Step 1: Review project output
Review everything you have built. The full inventory:
- Data profiling results from DuckDB
- Data quality assessment (from experience, no template)
- Metric definitions -- plain language and SQL -- for revenue, average transaction value, and category trends
- Three interactive plotly charts with drill-downs, human-readable hover labels, and minimum-data-point warnings
- Exploratory Metabase dashboard for Amina with cross-filters and drill-downs
- Guided Metabase dashboard for store managers with pre-set questions and "needs attention" flags
Verify everything is saved and committed. Notebooks, SQL files, Metabase exports or configuration notes.
Step 2: Write the README
The README is the document another analyst reads when they need to understand what was built and why.
Write a README.md for the project. Include:
1. What was built: interactive dashboards for Soma Books, a three-store bookstore chain in Dar es Salaam
2. Who it's for: two audiences -- Amina (exploratory dashboard) and her store managers (guided view)

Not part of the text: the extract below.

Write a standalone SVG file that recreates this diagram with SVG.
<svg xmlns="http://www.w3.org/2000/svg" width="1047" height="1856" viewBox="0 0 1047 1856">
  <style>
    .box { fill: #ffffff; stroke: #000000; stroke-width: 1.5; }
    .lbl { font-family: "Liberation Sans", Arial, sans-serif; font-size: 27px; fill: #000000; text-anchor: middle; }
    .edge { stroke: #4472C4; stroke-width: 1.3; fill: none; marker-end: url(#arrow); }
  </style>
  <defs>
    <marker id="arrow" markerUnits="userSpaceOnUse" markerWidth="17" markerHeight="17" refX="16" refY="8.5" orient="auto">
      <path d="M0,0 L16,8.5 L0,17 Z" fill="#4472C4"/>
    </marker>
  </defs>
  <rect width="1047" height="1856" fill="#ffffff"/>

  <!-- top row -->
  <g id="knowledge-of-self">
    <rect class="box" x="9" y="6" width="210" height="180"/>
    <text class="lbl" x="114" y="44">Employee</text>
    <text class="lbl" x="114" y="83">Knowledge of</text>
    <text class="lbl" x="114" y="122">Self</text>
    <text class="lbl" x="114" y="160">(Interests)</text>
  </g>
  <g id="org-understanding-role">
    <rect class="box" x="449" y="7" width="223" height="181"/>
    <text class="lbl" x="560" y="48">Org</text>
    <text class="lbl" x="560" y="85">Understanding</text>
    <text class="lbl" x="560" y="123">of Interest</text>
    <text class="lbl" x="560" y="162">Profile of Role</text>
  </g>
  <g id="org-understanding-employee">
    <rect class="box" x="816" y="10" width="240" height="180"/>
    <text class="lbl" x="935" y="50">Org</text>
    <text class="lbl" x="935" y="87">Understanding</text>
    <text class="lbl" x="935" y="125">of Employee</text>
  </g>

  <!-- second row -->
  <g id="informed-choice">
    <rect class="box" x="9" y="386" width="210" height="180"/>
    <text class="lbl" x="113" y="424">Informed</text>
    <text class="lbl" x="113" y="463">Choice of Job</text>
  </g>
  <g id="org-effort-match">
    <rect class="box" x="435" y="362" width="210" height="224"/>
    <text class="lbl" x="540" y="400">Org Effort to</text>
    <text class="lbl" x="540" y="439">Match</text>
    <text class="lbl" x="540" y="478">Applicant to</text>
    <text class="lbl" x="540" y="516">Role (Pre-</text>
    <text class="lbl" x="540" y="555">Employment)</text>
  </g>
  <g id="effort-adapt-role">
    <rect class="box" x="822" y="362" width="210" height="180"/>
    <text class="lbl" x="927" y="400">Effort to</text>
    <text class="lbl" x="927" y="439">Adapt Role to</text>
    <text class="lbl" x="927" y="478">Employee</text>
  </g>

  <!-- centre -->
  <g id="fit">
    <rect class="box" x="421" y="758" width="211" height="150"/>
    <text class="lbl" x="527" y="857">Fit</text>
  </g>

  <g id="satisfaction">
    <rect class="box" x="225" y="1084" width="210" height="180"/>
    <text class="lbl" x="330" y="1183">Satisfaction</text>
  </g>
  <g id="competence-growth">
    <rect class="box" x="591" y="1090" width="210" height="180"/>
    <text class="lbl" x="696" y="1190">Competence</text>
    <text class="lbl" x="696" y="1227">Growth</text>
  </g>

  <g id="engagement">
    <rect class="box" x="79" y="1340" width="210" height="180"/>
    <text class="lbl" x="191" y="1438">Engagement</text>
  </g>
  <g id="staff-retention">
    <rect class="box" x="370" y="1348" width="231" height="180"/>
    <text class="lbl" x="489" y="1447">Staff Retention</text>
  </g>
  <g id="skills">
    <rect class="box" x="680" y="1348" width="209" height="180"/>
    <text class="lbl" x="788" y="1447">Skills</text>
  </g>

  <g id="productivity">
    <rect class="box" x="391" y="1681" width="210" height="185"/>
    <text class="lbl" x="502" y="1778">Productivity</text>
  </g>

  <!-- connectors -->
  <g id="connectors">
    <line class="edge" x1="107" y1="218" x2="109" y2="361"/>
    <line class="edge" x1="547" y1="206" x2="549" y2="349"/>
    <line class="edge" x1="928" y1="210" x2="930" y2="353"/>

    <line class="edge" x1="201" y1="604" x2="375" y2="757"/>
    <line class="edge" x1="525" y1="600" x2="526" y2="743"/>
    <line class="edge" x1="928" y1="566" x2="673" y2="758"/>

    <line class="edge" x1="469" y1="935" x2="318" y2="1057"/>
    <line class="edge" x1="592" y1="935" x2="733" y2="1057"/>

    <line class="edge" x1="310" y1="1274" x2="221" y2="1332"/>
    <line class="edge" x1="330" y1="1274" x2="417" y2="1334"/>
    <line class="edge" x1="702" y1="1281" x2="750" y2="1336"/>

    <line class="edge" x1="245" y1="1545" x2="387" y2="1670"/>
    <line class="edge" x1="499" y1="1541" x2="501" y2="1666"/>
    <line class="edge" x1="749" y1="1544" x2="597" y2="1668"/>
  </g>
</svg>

3. Key metrics: revenue (total and retail-only), average transaction value, category growth trends -- with the inclusion/exclusion rules
4. How to run: Docker + Metabase for the persistent dashboards, Jupyter for the plotly charts
5. Design rationale: why there are two views and who each one is for
The design rationale section matters most. Another analyst will see two dashboards and wonder why. The README explains: the exploratory view serves someone who knows what questions to ask. The guided view serves someone who needs the questions already answered. Both use the same metric definitions, both show the same numbers, but they present the information at different literacy levels.
Document the metric definitions alongside the dashboards. When a future analyst modifies a query, the documentation tells them what the metric should include, what it should exclude, and why. Governance survives beyond the project only if it is written down.
Step 3: Commit and push
Commit any remaining changes. Push to GitHub.
git add -A
git commit -m "Complete Soma Books interactive dashboards: exploratory and guided views with governed metrics"
git push origin main
Step 4: Final message to Amina
Open the chat with Amina. Send a final summary of what was delivered.
Three things to communicate: (1) the two dashboards are ready -- the exploratory view for her and the guided view for her managers, (2) the metric definitions document what each number means and what is included or excluded, and (3) the author events analysis she requested would be a valuable follow-up project when she has the event attendance data.
Keep it in her terms. Not "dual-audience self-service design" but "your dashboard and a simpler version for your managers." Not "metric governance documentation" but "a document explaining what each number means."
Amina responds professionally. The dashboards are what she needed. Her managers will use the guided view starting next week.
Check: Does your README explain the difference between the exploratory and guided dashboards? Could another analyst understand why there are two views and who each one is for?